GIVEN REQUEST: Write out again, exactly as they appear, the lines from the line with "Emit a Python" through the line with "plt.rcParams['font.family'] = ['Lato', 'DejaVu". Do not include any pictures.

MATERIAL FOR THIS TASK:
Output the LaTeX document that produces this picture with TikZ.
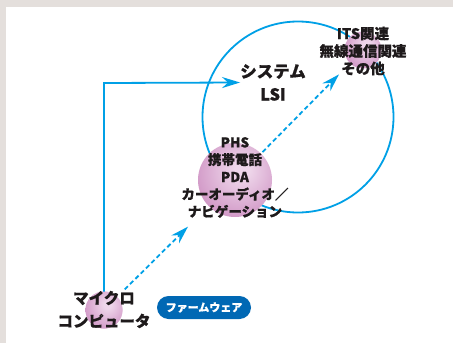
\documentclass[tikz,border=0pt]{standalone}
\usepackage{fontspec}
\setmainfont{Noto Sans CJK JP}[BoldFeatures={FakeBold=0.8}]
\usetikzlibrary{arrows.meta}
\definecolor{bggray}{HTML}{E4DFDC}
\definecolor{cyanline}{HTML}{00A0E6}
\definecolor{badgeblue}{HTML}{0068B4}
\definecolor{txt}{HTML}{1E1A1B}
\definecolor{sphhi}{HTML}{EED6EA}
\definecolor{sphmid}{HTML}{D49ECA}
\definecolor{sphedge}{HTML}{A65E94}
\pgfdeclareradialshading{sphereshade}{\pgfpoint{5bp}{8bp}}{%
  color(0bp)=(sphhi); color(5bp)=(sphhi); color(28bp)=(sphmid); color(52bp)=(sphedge); color(70bp)=(sphedge)}
\tikzset{
  sphere/.style={circle, inner sep=0pt, minimum size=#1, shading=sphereshade},
  lbl/.style={text=txt, align=center, inner sep=0pt},
  conn/.style={draw=cyanline, line width=1.8pt},
  tip/.style={-{Stealth[length=18pt, width=11pt, inset=6pt]}},
  dashconn/.style={conn, dash pattern=on 4.5pt off 3pt},
}
\begin{document}
\begin{tikzpicture}[x=1pt, y=-1pt]
\useasboundingbox (0,0) rectangle (453,343);
\fill[bggray] (0,0) rectangle (453,343);
\fill[white] (6,7) rectangle (453,343);
% big circle
\draw[cyanline, line width=1.8pt] (298,117) circle[radius=95.5];
% named nodes
\node[sphere=37pt] (micro) at (104,310) {};
\node[lbl, font=\bfseries\fontsize{16.5}{23}\selectfont] (lsi) at (273,82.5) {システム\\LSI};
\coordinate (corner) at (104,83);
% solid connector (drawn before sphere covers its end)
\draw[conn, tip] (micro.center) -- (corner) -- (lsi.west);
% spheres
\node[sphere=37pt] (micro2) at (104,310) {};
\node[sphere=74pt] (phs) at (235,180) {};
\node[sphere=37pt] (its) at (363,50) {};
% dashed connectors
\draw[dashconn, tip, shorten <=10.5pt, shorten >=29pt] (micro2) -- (phs);
\draw[dashconn, tip, shorten <=2pt, shorten >=15.5pt] (phs) -- (its);
% texts
\node[lbl, font=\bfseries\fontsize{14.5}{17.5}\selectfont] (itstext) at (363,51) {ITS関連\\無線通信関連\\その他};
\node[lbl, font=\bfseries\fontsize{13.5}{17.3}\selectfont] (phstext) at (235,177.5) {PHS\\携帯電話\\PDA\\カーオーディオ／\\ナビゲーション};
\node[lbl, font=\bfseries\fontsize{15.5}{23}\selectfont] (microtext) at (104,309.5) {マイクロ\\コンピュータ};
\node[fill=badgeblue, rounded corners=11.5pt, minimum width=94pt, minimum height=23pt, inner sep=0pt,
      text=white, font=\bfseries\fontsize{11}{13}\selectfont] (fw) at (204,307.5) {ファームウェア};
\end{tikzpicture}
\end{document}
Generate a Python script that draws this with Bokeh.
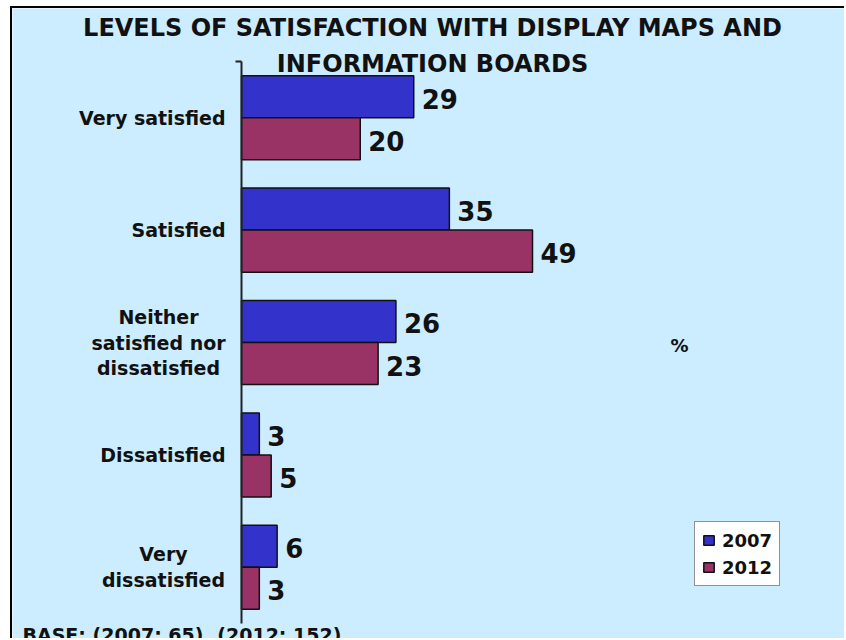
import math
from bokeh.plotting import figure
from bokeh.models import ColumnDataSource, Label, Legend, LegendItem, Range1d
from bokeh.transform import dodge
from bokeh.core.properties import value
from bokeh.embed import file_html
from bokeh.resources import INLINE

# ---- data ----
categories = ["Very satisfied", "Satisfied", "Neither satisfied nor dissatisfied",
              "Dissatisfied", "Very dissatisfied"]
tick_labels = ["Very satisfied", "Satisfied", "Neither\nsatisfied nor\ndissatisfied",
               "Dissatisfied", "Very\ndissatisfied"]
years = ["2007", "2012"]
v2007 = [29, 35, 26, 3, 6]
v2012 = [20, 49, 23, 5, 3]
title_lines = ["LEVELS OF SATISFACTION WITH DISPLAY MAPS AND", "INFORMATION BOARDS"]
base_note = "BASE: (2007: 65), (2012: 152)"
unit_label = "%"

# ---- layout / style ----
BG = "#CCECFF"
C2007 = "#3333CC"
C2012 = "#993366"
INK = "#111111"
FONT = value("DejaVu Sans")
# horizontal anchor (px, left of the axis) of centred multi-line category labels
MULTI_LABEL_CENTRE = {"Neither satisfied nor dissatisfied": -83, "Very dissatisfied": -78}
SINGLE_LABEL_GAP = -16

n = len(categories)
pos = [n - 1 - i for i in range(n)]          # top category drawn highest

src = ColumnDataSource(dict(
    cat=categories, pos=pos, v2007=v2007, v2012=v2012,
    l2007=[str(v) for v in v2007], l2012=[str(v) for v in v2012],
))

single = [i for i, c in enumerate(categories) if c not in MULTI_LABEL_CENTRE]
multi = [i for i, c in enumerate(categories) if c in MULTI_LABEL_CENTRE]
src_single = ColumnDataSource(dict(
    zero=[0] * len(single), pos=[pos[i] for i in single],
    lab=[tick_labels[i] for i in single]))
src_multi = ColumnDataSource(dict(
    zero=[0] * len(multi), pos=[pos[i] for i in multi],
    lab=[tick_labels[i] for i in multi],
    off=[MULTI_LABEL_CENTRE[categories[i]] for i in multi]))

W, H = 834, 632
p = figure(width=W, height=H, output_backend="svg", toolbar_location=None,
           x_range=Range1d(-38.56, 101.87), y_range=Range1d(-0.651, 4.9715),
           x_axis_location=None, y_axis_location=None,
           min_border=0, min_border_left=0, min_border_right=0,
           min_border_top=0, min_border_bottom=0,
           background_fill_color=BG, border_fill_color=BG, outline_line_color=None,
           styles={"margin-left": "10px", "margin-top": "6px",
                   "border-left": "2px solid black", "border-top": "2px solid black"})
p.grid.visible = False

bh = 0.374
r1 = p.hbar(y=dodge("pos", bh / 2), right="v2007", left=0, height=bh,
            source=src, fill_color=C2007, line_color=INK, line_width=1.5)
r2 = p.hbar(y=dodge("pos", -bh / 2), right="v2012", left=0, height=bh,
            source=src, fill_color=C2012, line_color=INK, line_width=1.5)

# value labels
for col, off in (("2007", bh / 2), ("2012", -bh / 2)):
    p.text(x="v" + col, y=dodge("pos", off), text="l" + col, source=src,
           x_offset=8, y_offset=2, text_baseline="middle", text_align="left",
           text_font=FONT, text_font_style="bold", text_font_size="26px",
           text_color=INK)

# category axis: line, top tick + labels
p.segment(x0=0, y0=-0.5, x1=0, y1=n - 0.5, line_color="#222222", line_width=2)
p.ray(x=0, y=n - 0.5, length=6, length_units="screen", angle=math.pi,
      line_color="#222222", line_width=2)
label_style = dict(text_baseline="middle", text_line_height=1.18, text_font=FONT,
                   text_font_style="bold", text_font_size="19px", text_color=INK)
p.text(x="zero", y="pos", text="lab", source=src_single, x_offset=SINGLE_LABEL_GAP,
       text_align="right", **label_style)
p.text(x="zero", y="pos", text="lab", source=src_multi, x_offset="off",
       text_align="center", **label_style)

# title lines (screen units relative to the frame = whole canvas)
for txt, yy in zip(title_lines, (613, 577)):
    p.add_layout(Label(x=420, y=yy, x_units="screen", y_units="screen", text=txt,
                       text_align="center", text_baseline="alphabetic",
                       text_font="DejaVu Sans", text_font_style="bold",
                       text_font_size="24px", text_color=INK))

p.add_layout(Label(x=667, y=295, x_units="screen", y_units="screen", text=unit_label,
                   text_align="center", text_baseline="middle",
                   text_font="DejaVu Sans", text_font_style="bold",
                   text_font_size="18px", text_color=INK))

p.add_layout(Label(x=10, y=6, x_units="screen", y_units="screen", text=base_note,
                   text_align="left", text_baseline="alphabetic",
                   text_font="DejaVu Sans", text_font_style="bold",
                   text_font_size="19px", text_color=INK))

legend = Legend(items=[LegendItem(label=years[0], renderers=[r1]),
                       LegendItem(label=years[1], renderers=[r2])],
                location=(682, 54), orientation="vertical",
                glyph_width=13, glyph_height=12, label_standoff=7,
                label_text_font="DejaVu Sans", label_text_font_style="bold",
                label_text_font_size="18px", label_text_color=INK,
                label_height=22, spacing=5, padding=7, margin=0,
                background_fill_color="white", background_fill_alpha=1,
                border_line_color="#222222", border_line_width=1)
p.add_layout(legend)

open("out.html", "w").write(file_html(p, INLINE))
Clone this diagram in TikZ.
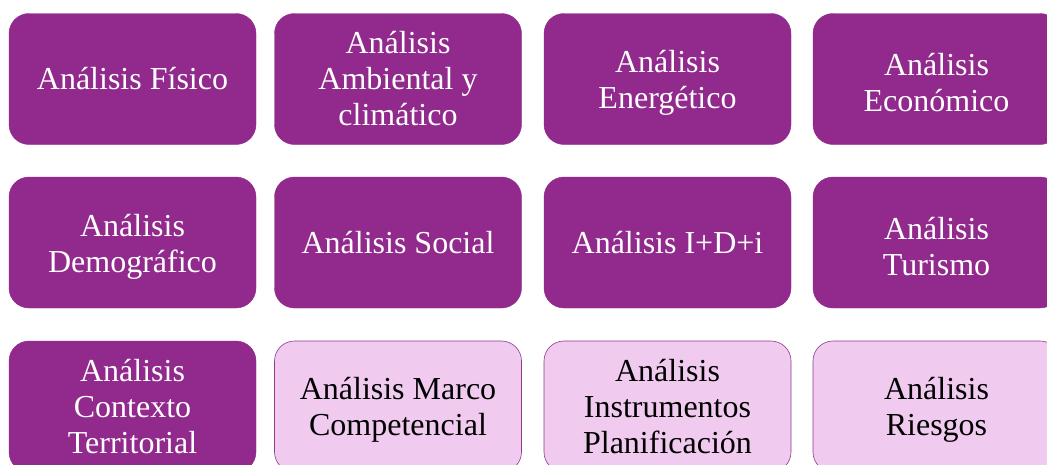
\documentclass[tikz,border=0pt]{standalone}
\usepackage{fontspec}
\setmainfont{Liberation Serif}
\definecolor{dark}{HTML}{912A8C}
\definecolor{lightfill}{HTML}{F0CBEF}
\definecolor{lightedge}{HTML}{8E3A8B}
\tikzset{
  box/.style={rectangle, rounded corners=20pt, minimum width=247pt, minimum height=131pt,
    inner sep=0pt},
  darkbox/.style={box, fill=dark, draw=dark},
  lightbox/.style={box, fill=lightfill, draw=lightedge, line width=0.6pt},
  txt/.style={inner sep=0pt, align=center, font=\fontsize{32}{36}\selectfont},
  wtxt/.style={txt, text=white},
  btxt/.style={txt, text=black}
}
\begin{document}
\begin{tikzpicture}[x=1pt,y=-1pt]
\useasboundingbox (0,0) rectangle (1047,464);
\clip (0,0) rectangle (1047,464);
\fill[white] (0,0) rectangle (1047,464);
% boxes
\node[darkbox] (fisico) at (132.5,79) {};
\node[darkbox] (ambiental) at (398,79) {};
\node[darkbox] (energetico) at (667.5,79) {};
\node[darkbox] (economico) at (936.5,79) {};
\node[darkbox] (demografico) at (132.5,242.5) {};
\node[darkbox] (social) at (398,242.5) {};
\node[darkbox] (idi) at (667.5,242.5) {};
\node[darkbox] (turismo) at (936.5,242.5) {};
\node[darkbox] (contexto) at (132.5,406.5) {};
\node[lightbox] (marco) at (398,406.5) {};
\node[lightbox] (instrumentos) at (667.5,406.5) {};
\node[lightbox] (riesgos) at (936.5,406.5) {};
% texts
\node[wtxt] (fisicoT) at (fisico.center) {Análisis Físico};
\node[wtxt] (ambientalT) at (ambiental.center) {Análisis\\Ambiental y\\climático};
\node[wtxt] (energeticoT) at ([yshift=-4pt]energetico.center) {Análisis\\Energético};
\node[wtxt] (economicoT) at ([yshift=-4pt]economico.center) {Análisis\\Económico};
\node[wtxt] (demograficoT) at ([yshift=-4pt]demografico.center) {Análisis\\Demográfico};
\node[wtxt] (socialT) at (social.center) {Análisis Social};
\node[wtxt] (idiT) at (idi.center) {Análisis I+D+i};
\node[wtxt] (turismoT) at ([yshift=-4pt]turismo.center) {Análisis\\Turismo};
\node[wtxt] (contextoT) at (contexto.center) {Análisis\\Contexto\\Territorial};
\node[btxt] (marcoT) at ([yshift=-3.5pt]marco.center) {Análisis Marco\\Competencial};
\node[btxt] (instrumentosT) at (instrumentos.center) {Análisis\\Instrumentos\\Planificación};
\node[btxt] (riesgosT) at ([yshift=-3.5pt]riesgos.center) {Análisis\\Riesgos};
\end{tikzpicture}
\end{document}
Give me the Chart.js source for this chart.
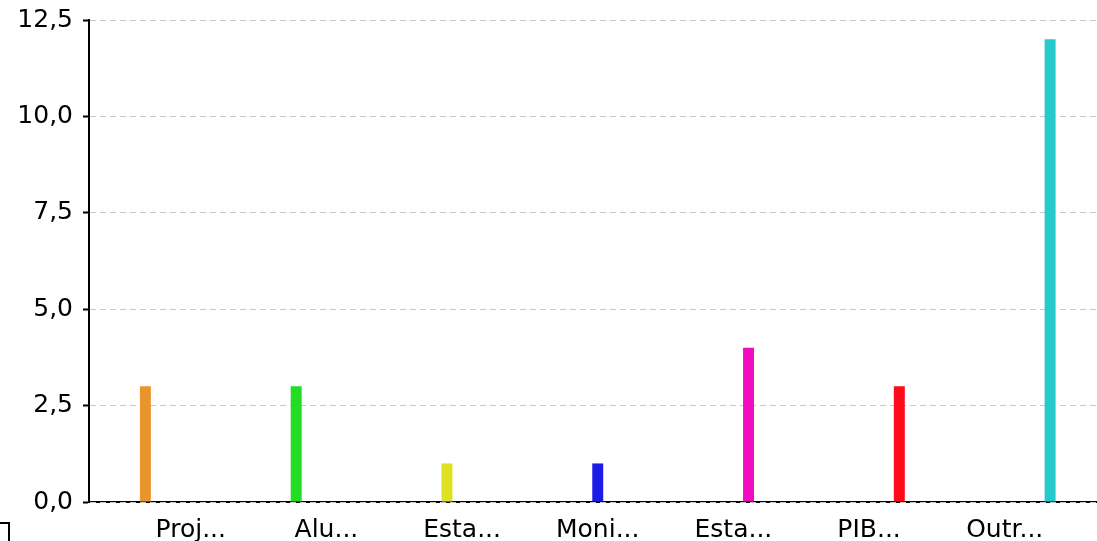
<!DOCTYPE html>
<html>
<head>
<meta charset="utf-8">
<script src="https://cdn.jsdelivr.net/npm/chart.js@4/dist/chart.umd.min.js"></script>
<style>
  html, body { margin: 0; padding: 0; background: #fff; }
  #wrap { width: 1097px; height: 541px; position: relative; }
</style>
</head>
<body>
<div id="wrap"><canvas id="barchart"></canvas></div>
<script>
// categories and values
var labels = ["Proj...", "Alu...", "Esta...", "Moni...", "Esta...", "PIB...", "Outr..."];
var values = [3, 3, 1, 1, 4, 3, 12];
var colors = ["#e8952e", "#22dd22", "#e0e024", "#1c1ce6", "#f20cbf", "#ff0a1a", "#26c9cc"];
var yTicks = [0, 2.5, 5, 7.5, 10, 12.5];

// one dataset per category so every bar gets its own slot in the group
var datasets = labels.map(function (name, i) {
  return {
    label: name,
    data: [{ x: i, y: values[i] }],
    backgroundColor: colors[i],
    borderWidth: 0,
    categoryPercentage: 0.78,
    barPercentage: 0.725
  };
});

var fontFamily = "'DejaVu Sans', sans-serif";

// little box in the lower left corner
var cornerBox = {
  id: 'cornerBox',
  afterDraw: function (chart) {
    var c = chart.ctx;
    c.save();
    c.strokeStyle = '#000';
    c.lineWidth = 2;
    c.strokeRect(-20, 523, 29, 40);
    c.restore();
  }
};

var ctx = document.getElementById("barchart");
var myChart = new Chart(ctx, {
  type: 'bar',
  data: { datasets: datasets },
  plugins: [cornerBox],
  options: {
    responsive: true,
    maintainAspectRatio: false,
    animation: false,
    layout: { padding: { top: 20, right: 0, left: 0, bottom: 0 } },
    plugins: {
      legend: { display: false },
      tooltip: { enabled: false }
    },
    scales: {
      x: {
        type: 'linear',
        offset: false,
        min: -0.75,
        max: 6.68,
        grid: { display: false, drawTicks: false },
        // z -1 keeps the dashed zero line of the y grid on top of it
        border: { display: true, color: '#000', width: 2, z: -1 },
        afterBuildTicks: function (scale) {
          scale.ticks = labels.map(function (l, i) { return { value: i }; });
        },
        afterFit: function (scale) { scale.height = 39; },
        ticks: {
          autoSkip: false,
          maxRotation: 0,
          padding: 13,
          color: '#000',
          font: { family: fontFamily, size: 25 },
          callback: function (v) { return labels[v]; }
        }
      },
      y: {
        min: 0,
        max: 12.5,
        afterBuildTicks: function (scale) {
          scale.ticks = yTicks.map(function (v) { return { value: v }; });
        },
        afterFit: function (scale) {
          scale.width = 89;
          scale.paddingTop = 0;
          scale.paddingBottom = 0;
        },
        grid: {
          color: '#c8c8c8',
          lineWidth: 1,
          tickColor: '#000',
          tickWidth: 2,
          tickLength: 6
        },
        border: { display: true, color: '#000', width: 2, dash: [6, 4] },
        ticks: {
          padding: 10,
          color: '#000',
          font: { family: fontFamily, size: 25 },
          callback: function (v) { return v.toFixed(1).replace('.', ','); }
        }
      }
    }
  }
});
</script>
</body>
</html>
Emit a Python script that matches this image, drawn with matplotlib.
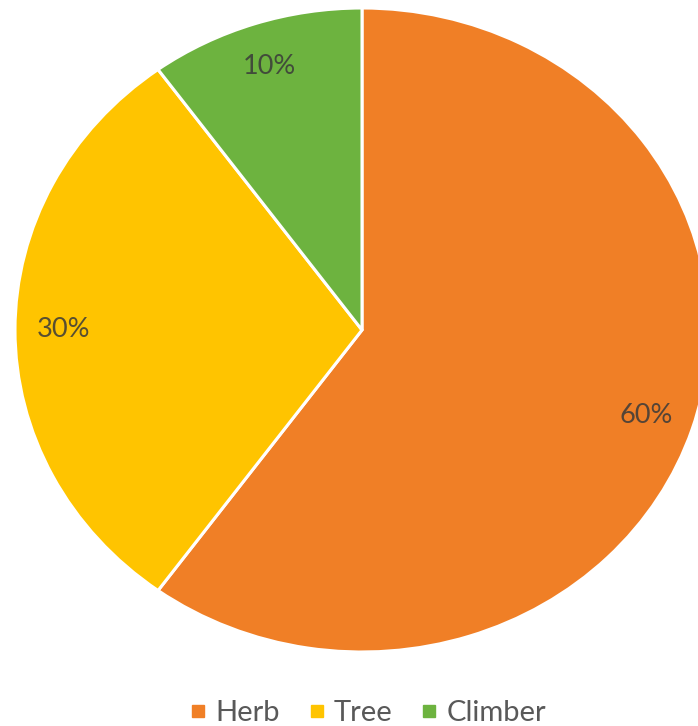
import matplotlib
matplotlib.use("Agg")
import matplotlib.pyplot as plt
from matplotlib.lines import Line2D

categories = ["Herb", "Tree", "Climber"]
values = [60, 30, 10]
colors = ["#F07F26", "#FFC400", "#6DB33F"]

plt.rcParams['font.family'] = ['Lato', 'DejaVu Sans']

W, H = 698, 726
fig = plt.figure(figsize=(W / 100, H / 100), dpi=100)
# pie centre (362, 330) px, radii 347 x 322 px
cx, cy, rx, ry = 362, 330, 347, 322
ax = fig.add_axes([(cx - rx) / W, (H - cy - ry) / H, 2 * rx / W, 2 * ry / H])
wedges, texts, autotexts = ax.pie(
    values, colors=colors, startangle=90, counterclock=False,
    autopct=lambda p: f"{p:.0f}%", pctdistance=0.86,
    wedgeprops=dict(edgecolor="white", linewidth=2.2),
    textprops=dict(fontsize=19.5, color="#3a3a3a", alpha=0.85),
)
ax.set_aspect('auto')
ax.set_xlim(-1, 1)
ax.set_ylim(-1, 1)
ax.axis('off')
for w in wedges:
    w.set_clip_on(False)

handles = [Line2D([], [], marker='s', linestyle='none', markersize=8.5,
                  markerfacecolor=c, markeredgecolor=c) for c in colors]
fig.legend(handles, categories, loc='center', bbox_to_anchor=(368 / W, 1 - 713 / H),
           ncol=3, frameon=False, fontsize=21, labelcolor="#595959",
           handlelength=0.55, handletextpad=0.3, columnspacing=1.0)

fig.savefig("out.png", dpi=100, facecolor="white")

TASK SOLUTION:
Emit a Python script that matches this image, drawn with matplotlib.
import matplotlib
matplotlib.use("Agg")
import matplotlib.pyplot as plt
from matplotlib.lines import Line2D

categories = ["Herb", "Tree", "Climber"]
values = [60, 30, 10]
colors = ["#F07F26", "#FFC400", "#6DB33F"]

plt.rcParams['font.family'] = ['Lato', 'DejaVu Sans']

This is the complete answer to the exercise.